In her university speech, all these complexities are washed away by Judith Collins's husband's experience, which she advances as a marker of what is not just possible but, by inference, expected of us by mainstream New Zealand. By attaching herself to her husband's experience, Judith qualifies herself as someone who is positioned appropriately to condemn any Pacific or Sāmoan person who fails to meet these standards as personally irresponsible and simply not working hard enough. This demonstrates not only where race and gender intersect, but also how race and class meet and conspire to condemn us to racially evasive and elusive politics, as reflected in Judith's access to her husband's narrative through a racialised hypogamy. It is one that allows her to invert the conventional power dynamic of hypogamy by leaning into her privileges as a white female politician in New Zealand and claiming authority over experiences that further generalise and marginalise Pacific peoples.

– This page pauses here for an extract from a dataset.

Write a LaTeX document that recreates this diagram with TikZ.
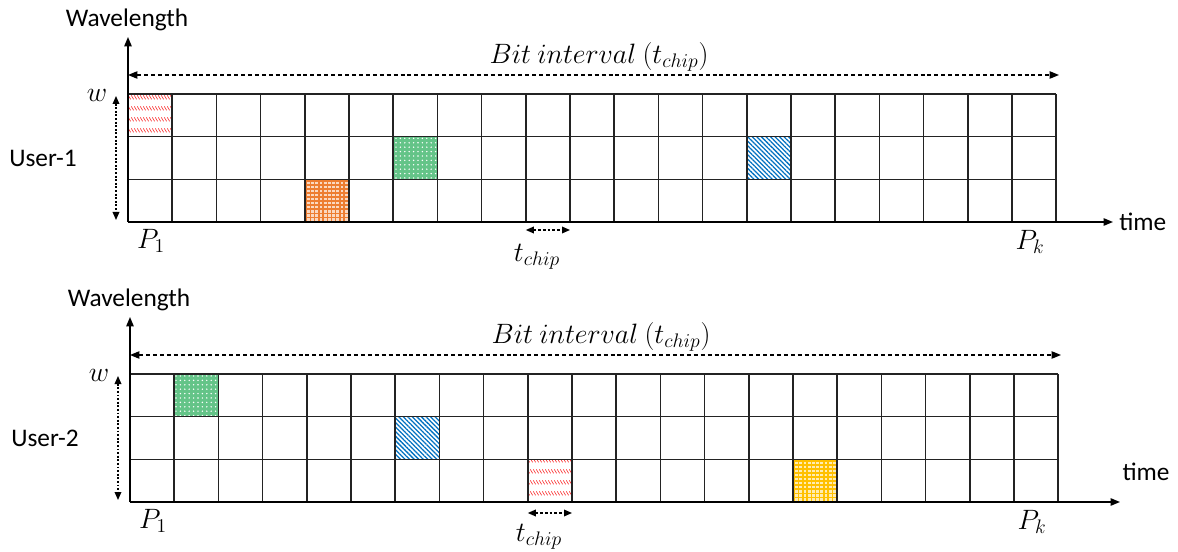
\RequirePackage{fix-cm}
\documentclass[tikz,border=0pt]{standalone}
\usepackage{fontspec}
\setmainfont{Carlito}
\usetikzlibrary{arrows.meta,patterns.meta}

\definecolor{gridline}{RGB}{35,35,35}
\definecolor{chipred}{RGB}{250,55,55}
\definecolor{chiporange}{RGB}{237,125,49}
\definecolor{chipgreen}{RGB}{100,196,136}
\definecolor{chipblue}{RGB}{0,112,192}
\definecolor{chipyellow}{RGB}{255,192,0}

% rows of short back-slash ticks
\tikzdeclarepattern{
  name=Ticks, type=uncolored,
  bounding box={(0,0) and (2.55pt,8pt)},
  tile size={(2.55pt,8pt)},
  code={\draw[line width=0.55pt] (0.25pt,5.8pt) -- (2.3pt,2.8pt);}
}

\tikzset{
  x=0.75pt, y=-0.75pt,
  lbl/.style={font=\fontsize{19}{23}\selectfont, inner sep=0pt},
  mlbl/.style={font=\fontsize{21}{25}\selectfont, inner sep=0pt},
  cellline/.style={draw=gridline, line width=1.1pt},
  axis/.style={draw=black, line width=1.1pt, -{Triangle[length=7pt,width=5.5pt]}},
  span/.style={draw=black, line width=0.9pt, dash pattern=on 3pt off 2.2pt,
    {Triangle[length=7pt,width=5.5pt]}-{Triangle[length=7pt,width=5.5pt]}},
  dotspan/.style={draw=black, line width=0.9pt, dash pattern=on 1.4pt off 1.3pt,
    {Triangle[length=6pt,width=5pt]}-{Triangle[length=6pt,width=5pt]}},
  redchip/.style={pattern=Ticks, pattern color=chipred},
  greenchip/.style={fill=chipgreen, postaction={pattern={Dots[distance=3.3pt,radius=0.6pt]}, pattern color=white}},
  bluechip/.style={pattern={Lines[angle=-45,distance=2.4pt,line width=0.95pt]}, pattern color=chipblue},
}

\newcommand\cw{44.2}
\newcommand\rh{42.667}
% one filled chip: column, row (0 = top), style
\newcommand\chip[3]{\path[#3] ({#1*\cw},{-128+#2*\rh}) rectangle ({(#1+1)*\cw},{-128+(#2+1)*\rh});}
% one chip with a fine square mesh: column, row, colour
\newcommand\meshchip[3]{%
  \begin{scope}
    \clip ({#1*\cw},{-128+#2*\rh}) rectangle ({(#1+1)*\cw},{-128+(#2+1)*\rh});
    \fill[#3!30] ({#1*\cw},{-128+#2*\rh}) rectangle ({(#1+1)*\cw},{-128+(#2+1)*\rh});
    \draw[draw=#3, line width=1.05pt]
      \foreach \k in {0,...,10} {
        ({#1*\cw+\k*4.2+1.5},{-130+#2*\rh}) -- ++(0,48)
        ({#1*\cw-2},{-128+#2*\rh+\k*4.05+1.5}) -- ++(49,0)
      };
  \end{scope}}

% common parts of one wavelength/time panel: prefix, user label
\newcommand\wtpanel[2]{%
  \foreach \i in {1,...,21} \draw[cellline] ({\i*\cw},0) -- ({\i*\cw},-128);
  \foreach \j in {1,2,3} \draw[cellline] (0,{-\j*\rh}) -- ({21*\cw},{-\j*\rh});
  \coordinate (#1o) at (0,0);
  \coordinate (#1ytip) at (0,-185);
  \draw[axis] (#1o) -- (#1ytip);
  \node[lbl] (#1wl) at (-1,-202) {Wavelength};
  \coordinate (#1bl) at (0,-147);
  \coordinate (#1br) at (931,-147);
  \draw[span] (#1bl) -- (#1br);
  \node[mlbl] (#1bit) at (471,-165) {$Bit\ interval\ (t_{chip})$};
  \node[mlbl] (#1w) at (-31,-127) {$w$};
  \coordinate (#1wt) at (-12,-126);
  \coordinate (#1wb) at (-12,-2);
  \draw[dotspan] (#1wt) -- (#1wb);
  \node[lbl] (#1user) at (-85,-64) {#2};
  \node[mlbl] (#1p1) at (23,19) {$P_1$};
  \node[mlbl] (#1pk) at (902,20) {$P_k$};
  \node[mlbl] (#1tc) at (409,35) {$t_{chip}$};
}

\begin{document}
\begin{tikzpicture}
\useasboundingbox (0,0) rectangle (1178,552);

% ---------- User-1 ----------
\begin{scope}[shift={(128,222)}]
  \meshchip{4}{2}{chiporange}
  \chip{0}{0}{redchip}
  \chip{6}{1}{greenchip}
  \chip{14}{1}{bluechip}
  \wtpanel{a}{User-1}
  \coordinate (axtip) at (985,0);
  \draw[axis] (ao) -- (axtip);
  \node[lbl, anchor=west] (atime) at (991,0) {time};
  \coordinate (acl) at ({9*\cw},8);
  \coordinate (acr) at ({10*\cw},8);
  \draw[dotspan, dash pattern=on 2pt off 1.5pt] (acl) -- (acr);
\end{scope}

% ---------- User-2 ----------
\begin{scope}[shift={(130,502)}]
  \meshchip{15}{2}{chipyellow}
  \chip{1}{0}{greenchip}
  \chip{6}{1}{bluechip}
  \chip{9}{2}{redchip}
  \wtpanel{b}{User-2}
  \coordinate (bxtip) at (990,0);
  \draw[axis] (bo) -- (bxtip);
  \node[lbl] (btime) at (1016,-30) {time};
  \coordinate (bcl) at ({9*\cw},11);
  \coordinate (bcr) at ({10*\cw},11);
  \draw[dotspan, dash pattern=on 2pt off 1.5pt] (bcl) -- (bcr);
\end{scope}
\end{tikzpicture}
\end{document}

Politics of distinction and the hazards of exceptionalist narratives
At their core, all the references to her Sāmoan husband rely on a hazardous black swan logic, which claims a single example of so-called excellence or success is all that is needed to invalidate forms of systemic oppression and institutionalised racism. This is a powerful political tactic. It validates a vacation from complicity in racialised institutional and systemic structures for mainstream New Zealanders, who are purposely kept ignorant of the systematic and institutional ways of a grammar of race, racialisation and racialised politics. In this way, race becomes merely a surface-level, exclusive question of interpersonal racism acknowledged by those who are the unmarked, privileged, default: Pākehā New Zealanders.
Judith Collins' insistence on emphasising that her Sāmoan husband overcame all his obstacles suggests that all other Sāmoans should follow this example. It compels a sense of self-responsibility that is evocative and alluring for its connectedness to notions of diligence and honest hard work.

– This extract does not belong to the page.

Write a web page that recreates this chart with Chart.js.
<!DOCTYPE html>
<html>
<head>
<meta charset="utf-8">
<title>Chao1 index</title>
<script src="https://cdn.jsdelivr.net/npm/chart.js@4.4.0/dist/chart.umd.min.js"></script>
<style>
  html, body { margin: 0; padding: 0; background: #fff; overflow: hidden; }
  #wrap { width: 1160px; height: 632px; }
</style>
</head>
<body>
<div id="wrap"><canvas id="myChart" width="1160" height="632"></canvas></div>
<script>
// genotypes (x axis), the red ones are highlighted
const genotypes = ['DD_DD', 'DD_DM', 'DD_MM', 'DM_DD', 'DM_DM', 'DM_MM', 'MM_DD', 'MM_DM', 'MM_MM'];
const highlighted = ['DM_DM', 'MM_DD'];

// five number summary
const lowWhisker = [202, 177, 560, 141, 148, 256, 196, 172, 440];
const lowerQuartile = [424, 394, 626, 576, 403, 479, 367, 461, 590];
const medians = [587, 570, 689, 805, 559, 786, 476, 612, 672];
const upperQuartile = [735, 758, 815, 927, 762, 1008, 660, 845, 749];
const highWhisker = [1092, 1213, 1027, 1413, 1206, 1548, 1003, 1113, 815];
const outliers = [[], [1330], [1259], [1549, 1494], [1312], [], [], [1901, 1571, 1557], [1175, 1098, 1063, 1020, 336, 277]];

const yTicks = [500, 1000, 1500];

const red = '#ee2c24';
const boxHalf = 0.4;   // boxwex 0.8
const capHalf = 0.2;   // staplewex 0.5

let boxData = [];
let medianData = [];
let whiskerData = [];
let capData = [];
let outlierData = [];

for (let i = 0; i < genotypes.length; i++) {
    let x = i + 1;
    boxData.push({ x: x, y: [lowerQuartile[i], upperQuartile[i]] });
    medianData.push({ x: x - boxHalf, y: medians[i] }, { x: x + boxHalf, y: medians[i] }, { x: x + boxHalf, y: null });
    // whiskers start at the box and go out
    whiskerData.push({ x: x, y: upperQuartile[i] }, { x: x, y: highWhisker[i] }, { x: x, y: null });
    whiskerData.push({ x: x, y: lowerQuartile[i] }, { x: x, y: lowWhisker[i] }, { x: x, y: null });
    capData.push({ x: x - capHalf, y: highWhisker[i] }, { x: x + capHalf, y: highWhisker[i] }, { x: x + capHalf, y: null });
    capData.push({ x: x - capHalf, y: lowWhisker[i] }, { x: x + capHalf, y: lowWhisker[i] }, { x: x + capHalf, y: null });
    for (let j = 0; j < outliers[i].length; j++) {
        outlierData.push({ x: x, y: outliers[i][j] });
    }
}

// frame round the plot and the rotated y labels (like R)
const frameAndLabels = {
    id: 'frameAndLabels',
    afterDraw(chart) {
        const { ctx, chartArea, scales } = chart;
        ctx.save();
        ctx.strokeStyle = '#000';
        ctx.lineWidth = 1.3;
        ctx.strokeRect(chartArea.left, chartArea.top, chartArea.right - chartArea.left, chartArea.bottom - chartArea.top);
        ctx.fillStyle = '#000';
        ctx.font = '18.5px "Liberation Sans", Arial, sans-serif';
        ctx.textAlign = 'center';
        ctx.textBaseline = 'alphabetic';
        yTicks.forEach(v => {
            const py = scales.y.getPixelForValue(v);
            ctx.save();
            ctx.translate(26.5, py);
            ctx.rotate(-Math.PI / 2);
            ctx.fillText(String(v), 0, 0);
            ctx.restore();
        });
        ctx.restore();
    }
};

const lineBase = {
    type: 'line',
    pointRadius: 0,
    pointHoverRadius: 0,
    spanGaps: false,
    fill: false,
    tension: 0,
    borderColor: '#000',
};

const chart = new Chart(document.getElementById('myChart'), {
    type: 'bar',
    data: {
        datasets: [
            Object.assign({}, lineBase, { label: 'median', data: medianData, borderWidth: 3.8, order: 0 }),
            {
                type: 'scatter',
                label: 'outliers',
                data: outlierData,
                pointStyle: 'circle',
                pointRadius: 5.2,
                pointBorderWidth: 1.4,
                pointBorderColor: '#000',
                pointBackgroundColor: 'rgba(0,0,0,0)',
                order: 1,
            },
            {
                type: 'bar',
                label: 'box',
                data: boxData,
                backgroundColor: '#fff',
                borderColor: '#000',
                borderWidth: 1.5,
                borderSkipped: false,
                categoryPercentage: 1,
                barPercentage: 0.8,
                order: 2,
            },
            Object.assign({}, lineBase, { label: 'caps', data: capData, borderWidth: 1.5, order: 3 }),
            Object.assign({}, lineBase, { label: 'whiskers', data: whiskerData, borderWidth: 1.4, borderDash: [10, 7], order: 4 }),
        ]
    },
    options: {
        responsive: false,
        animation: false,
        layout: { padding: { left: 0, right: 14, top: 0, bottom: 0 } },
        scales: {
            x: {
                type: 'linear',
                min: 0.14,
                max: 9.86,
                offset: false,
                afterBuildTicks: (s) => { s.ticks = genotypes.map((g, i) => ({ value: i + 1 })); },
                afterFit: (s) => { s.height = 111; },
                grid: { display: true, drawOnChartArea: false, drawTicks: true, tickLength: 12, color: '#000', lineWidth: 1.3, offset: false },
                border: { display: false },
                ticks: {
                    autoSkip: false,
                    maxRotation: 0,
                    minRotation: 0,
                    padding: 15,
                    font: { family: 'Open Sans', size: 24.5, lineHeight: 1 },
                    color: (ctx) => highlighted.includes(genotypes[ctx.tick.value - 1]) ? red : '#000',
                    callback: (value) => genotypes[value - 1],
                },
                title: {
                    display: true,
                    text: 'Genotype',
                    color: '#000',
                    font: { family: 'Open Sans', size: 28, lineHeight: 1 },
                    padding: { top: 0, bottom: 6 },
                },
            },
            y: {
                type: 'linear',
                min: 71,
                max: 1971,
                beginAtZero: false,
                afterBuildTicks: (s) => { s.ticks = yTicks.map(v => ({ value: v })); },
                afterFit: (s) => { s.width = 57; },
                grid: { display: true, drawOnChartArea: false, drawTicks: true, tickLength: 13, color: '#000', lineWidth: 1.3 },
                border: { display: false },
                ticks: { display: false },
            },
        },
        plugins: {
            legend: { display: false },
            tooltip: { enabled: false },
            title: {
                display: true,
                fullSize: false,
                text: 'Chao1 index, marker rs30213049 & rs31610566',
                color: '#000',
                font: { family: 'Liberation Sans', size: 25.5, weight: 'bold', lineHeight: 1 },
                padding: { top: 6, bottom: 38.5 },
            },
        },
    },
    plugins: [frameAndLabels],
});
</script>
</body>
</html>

The utterance of a sentence about a spouse as an entry point to a racialised community is a dangerous political tactic that is a shrewd weaponisation of race and ethnicity for political gain. It is a strategy that many of us who are positioned in the margins are cognisant of, but it is one we fear, for its wider uncritical acceptance by those in the centre. In simple words, Judith is given the benefit of the doubt because she is white, and especially because she is a woman who is married to a Sāmoan. Our critiques of her politics will never matter when there is no power and platform beyond the pages of books and in the digital world, where marginalised groups often congregate.

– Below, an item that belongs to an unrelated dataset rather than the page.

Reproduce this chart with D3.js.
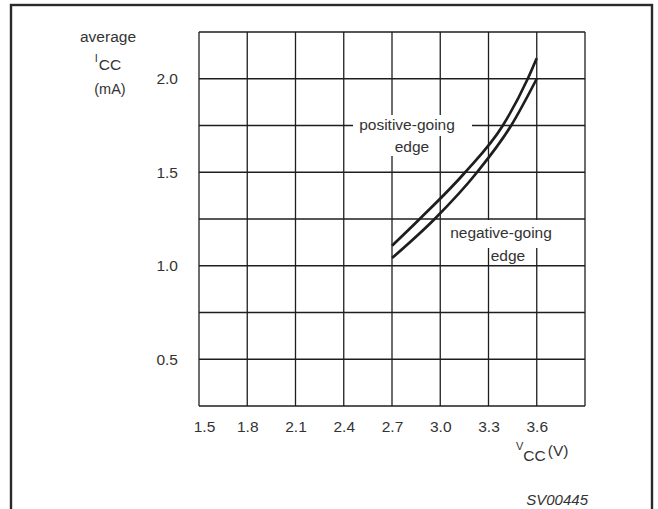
<!DOCTYPE html>
<html>
<head>
<meta charset="utf-8">
<script src="https://cdn.jsdelivr.net/npm/d3@7"></script>
<style>
  html, body { margin: 0; padding: 0; background: #fff; }
  svg { display: block; }
  text { font-family: "Liberation Sans", Arial, sans-serif; fill: #333; }
</style>
</head>
<body>
<svg id="chart" width="658" height="509"></svg>
<script>
// ---- data ----
const xTickValues = [1.5, 1.8, 2.1, 2.4, 2.7, 3.0, 3.3, 3.6];
const xGridValues = [1.5, 1.8, 2.1, 2.4, 2.7, 3.0, 3.3, 3.6, 3.9];
const yTickValues = [0.5, 1.0, 1.5, 2.0];
const yGridValues = [0.25, 0.5, 0.75, 1.0, 1.25, 1.5, 1.75, 2.0, 2.25];
const vccPositiveGoing = [2.7, 2.872, 3.155, 3.389, 3.544, 3.6];
const iccPositiveGoing = [1.107, 1.25, 1.5, 1.75, 2.0, 2.11];
const vccNegativeGoing = [2.7, 2.965, 3.229, 3.441, 3.6];
const iccNegativeGoing = [1.041, 1.25, 1.5, 1.75, 2.0];
const seriesLabels = ["positive-going", "negative-going"];

// ---- layout ----
const svg = d3.select("#chart");
const plot = { left: 199, right: 585, top: 32, bottom: 406 };
const x = d3.scaleLinear().domain([1.5, 3.9]).range([plot.left, plot.right]);
const y = d3.scaleLinear().domain([0.25, 2.25]).range([plot.bottom, plot.top]);
const ink = "#1e1e1e";
const fs = 15.5;

// outer frame (bottom edge lies outside the picture)
svg.append("rect")
  .attr("x", 11).attr("y", 5).attr("width", 641).attr("height", 540)
  .attr("fill", "none").attr("stroke", "#2a2a2a").attr("stroke-width", 2.4);

// grid
const grid = svg.append("g").attr("stroke", ink).attr("stroke-width", 1.3);
grid.selectAll("line.v").data(xGridValues).join("line")
  .attr("x1", d => x(d)).attr("x2", d => x(d))
  .attr("y1", plot.top).attr("y2", plot.bottom);
grid.selectAll("line.h").data(yGridValues).join("line")
  .attr("x1", plot.left).attr("x2", plot.right)
  .attr("y1", d => y(d)).attr("y2", d => y(d));

// axes (labels only)
const xAxis = svg.append("g")
  .attr("transform", `translate(0,${plot.bottom})`)
  .call(d3.axisBottom(x).tickValues(xTickValues).tickSize(0).tickPadding(15)
    .tickFormat(d3.format(".1f")));
const yAxis = svg.append("g")
  .attr("transform", `translate(${plot.left},0)`)
  .call(d3.axisLeft(y).tickValues(yTickValues).tickSize(0).tickPadding(21)
    .tickFormat(d3.format(".1f")));
[xAxis, yAxis].forEach(a => {
  a.select(".domain").remove();
  a.selectAll("text").attr("font-size", fs)
    .attr("font-family", '"Liberation Sans", Arial, sans-serif').attr("fill", "#333");
});
xAxis.selectAll(".tick").filter(d => d === 1.5).select("text").attr("dx", 5);

// white boxes behind curve labels (they interrupt the grid)
const boxes = svg.append("g").attr("fill", "#fff");
boxes.append("rect").attr("x", 353).attr("y", 115).attr("width", 119).attr("height", 21);
boxes.append("rect").attr("x", 391).attr("y", 136).attr("width", 46).attr("height", 20);
boxes.append("rect").attr("x", 446).attr("y", 220).attr("width", 110).attr("height", 28);

// curves
const line = d3.line().x(d => x(d[0])).y(d => y(d[1])).curve(d3.curveMonotoneX);
[[vccPositiveGoing, iccPositiveGoing], [vccNegativeGoing, iccNegativeGoing]].forEach(([xs, ys]) => {
  svg.append("path")
    .datum(xs.map((v, i) => [v, ys[i]]))
    .attr("d", line)
    .attr("fill", "none").attr("stroke", ink).attr("stroke-width", 2.7)
    .attr("stroke-linecap", "butt");
});

// curve labels
const lab = svg.append("g").attr("font-size", fs).attr("text-anchor", "middle");
lab.append("text").attr("x", 407).attr("y", 130).text(seriesLabels[0]);
lab.append("text").attr("x", 412).attr("y", 152).text("edge");
lab.append("text").attr("x", 501).attr("y", 238).text(seriesLabels[1]);
lab.append("text").attr("x", 508).attr("y", 261).text("edge");

// y title
const yt = svg.append("g").attr("text-anchor", "middle");
yt.append("text").attr("x", 108).attr("y", 42).attr("font-size", fs).text("average");
const icc = yt.append("text").attr("x", 108).attr("y", 70).attr("font-size", fs);
icc.append("tspan").attr("font-size", 11).attr("dy", -8).text("I");
icc.append("tspan").attr("dy", 8).attr("dx", 1).text("CC");
yt.append("text").attr("x", 110).attr("y", 94).attr("font-size", 14.5).text("(mA)");

// x title
const xt = svg.append("text").attr("x", 516).attr("y", 461).attr("font-size", fs);
xt.append("tspan").attr("font-size", 11).attr("dy", -11).text("V");
xt.append("tspan").attr("dy", 11).text("CC");
xt.append("tspan").attr("dy", -5).attr("dx", 2).text("(V)");

// figure code
svg.append("text").attr("x", 588).attr("y", 505).attr("text-anchor", "end")
  .attr("font-size", 15).attr("font-style", "italic").text("SV00445");
</script>
</body>
</html>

The task of understanding and dismantling the processes and structures of race, racism and racialisation for New Zealanders is more urgent than ever. The task of understanding and dismantling the processes and structures of race, racism and racialisation for New Zealanders is more urgent than ever. There is a poor understanding in general around the deep, structurally embedded ways in which racialisation builds the social world that we experience as Sāmoans and Pacific peoples.